[Source code of charts]
** BEGIN **

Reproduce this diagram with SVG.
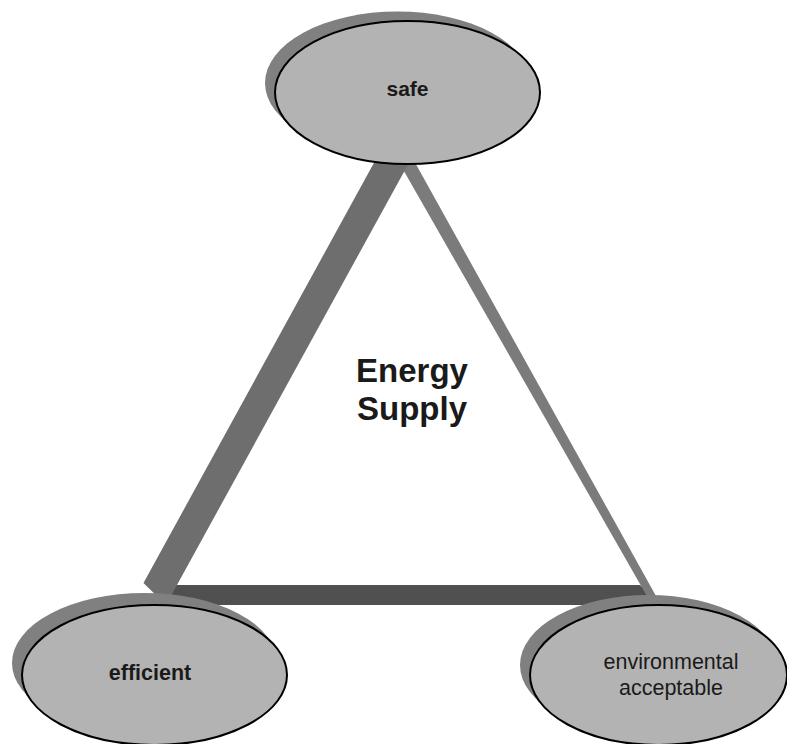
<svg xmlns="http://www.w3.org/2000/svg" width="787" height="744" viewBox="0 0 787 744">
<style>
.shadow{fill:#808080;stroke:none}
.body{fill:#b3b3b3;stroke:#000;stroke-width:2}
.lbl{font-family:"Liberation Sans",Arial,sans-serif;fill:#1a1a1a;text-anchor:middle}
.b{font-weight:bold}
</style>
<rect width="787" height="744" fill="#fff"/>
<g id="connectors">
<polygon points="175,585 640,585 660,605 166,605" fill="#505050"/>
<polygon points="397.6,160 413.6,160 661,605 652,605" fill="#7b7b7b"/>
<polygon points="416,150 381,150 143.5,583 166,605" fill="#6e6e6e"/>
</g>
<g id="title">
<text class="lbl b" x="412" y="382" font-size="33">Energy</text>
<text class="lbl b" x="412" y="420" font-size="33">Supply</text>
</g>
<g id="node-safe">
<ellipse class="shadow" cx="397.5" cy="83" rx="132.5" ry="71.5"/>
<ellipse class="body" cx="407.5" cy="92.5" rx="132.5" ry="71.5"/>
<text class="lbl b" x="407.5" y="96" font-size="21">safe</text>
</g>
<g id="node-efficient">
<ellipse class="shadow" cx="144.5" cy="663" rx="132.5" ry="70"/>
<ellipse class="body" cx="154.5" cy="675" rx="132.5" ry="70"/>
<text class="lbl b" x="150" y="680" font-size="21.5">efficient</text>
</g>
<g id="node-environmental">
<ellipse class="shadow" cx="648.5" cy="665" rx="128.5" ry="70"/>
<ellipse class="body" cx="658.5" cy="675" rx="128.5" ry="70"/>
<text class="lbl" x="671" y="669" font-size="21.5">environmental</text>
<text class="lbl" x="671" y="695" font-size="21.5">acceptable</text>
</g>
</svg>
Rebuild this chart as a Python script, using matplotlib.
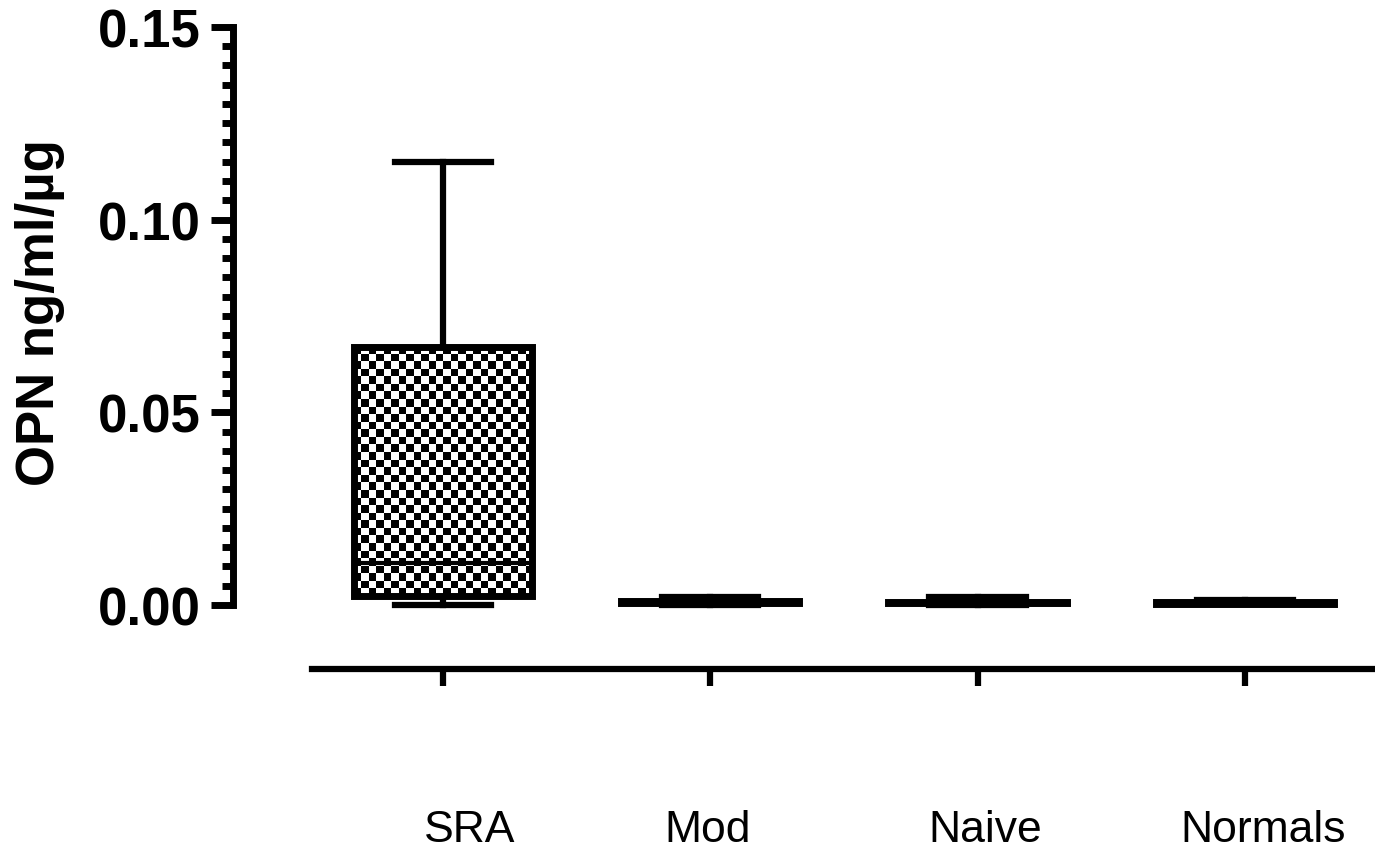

** END **

▶ [PROBLEM TO SOLVE]
Repeat each entry precisely as it appears. Leave the pictures out.

▶ [EXERCISE RESPONSE]
Reproduce this diagram with SVG.
<svg xmlns="http://www.w3.org/2000/svg" width="787" height="744" viewBox="0 0 787 744">
<style>
.shadow{fill:#808080;stroke:none}
.body{fill:#b3b3b3;stroke:#000;stroke-width:2}
.lbl{font-family:"Liberation Sans",Arial,sans-serif;fill:#1a1a1a;text-anchor:middle}
.b{font-weight:bold}
</style>
<rect width="787" height="744" fill="#fff"/>
<g id="connectors">
<polygon points="175,585 640,585 660,605 166,605" fill="#505050"/>
<polygon points="397.6,160 413.6,160 661,605 652,605" fill="#7b7b7b"/>
<polygon points="416,150 381,150 143.5,583 166,605" fill="#6e6e6e"/>
</g>
<g id="title">
<text class="lbl b" x="412" y="382" font-size="33">Energy</text>
<text class="lbl b" x="412" y="420" font-size="33">Supply</text>
</g>
<g id="node-safe">
<ellipse class="shadow" cx="397.5" cy="83" rx="132.5" ry="71.5"/>
<ellipse class="body" cx="407.5" cy="92.5" rx="132.5" ry="71.5"/>
<text class="lbl b" x="407.5" y="96" font-size="21">safe</text>
</g>
<g id="node-efficient">
<ellipse class="shadow" cx="144.5" cy="663" rx="132.5" ry="70"/>
<ellipse class="body" cx="154.5" cy="675" rx="132.5" ry="70"/>
<text class="lbl b" x="150" y="680" font-size="21.5">efficient</text>
</g>
<g id="node-environmental">
<ellipse class="shadow" cx="648.5" cy="665" rx="128.5" ry="70"/>
<ellipse class="body" cx="658.5" cy="675" rx="128.5" ry="70"/>
<text class="lbl" x="671" y="669" font-size="21.5">environmental</text>
<text class="lbl" x="671" y="695" font-size="21.5">acceptable</text>
</g>
</svg>
Rebuild this chart as a Python script, using matplotlib.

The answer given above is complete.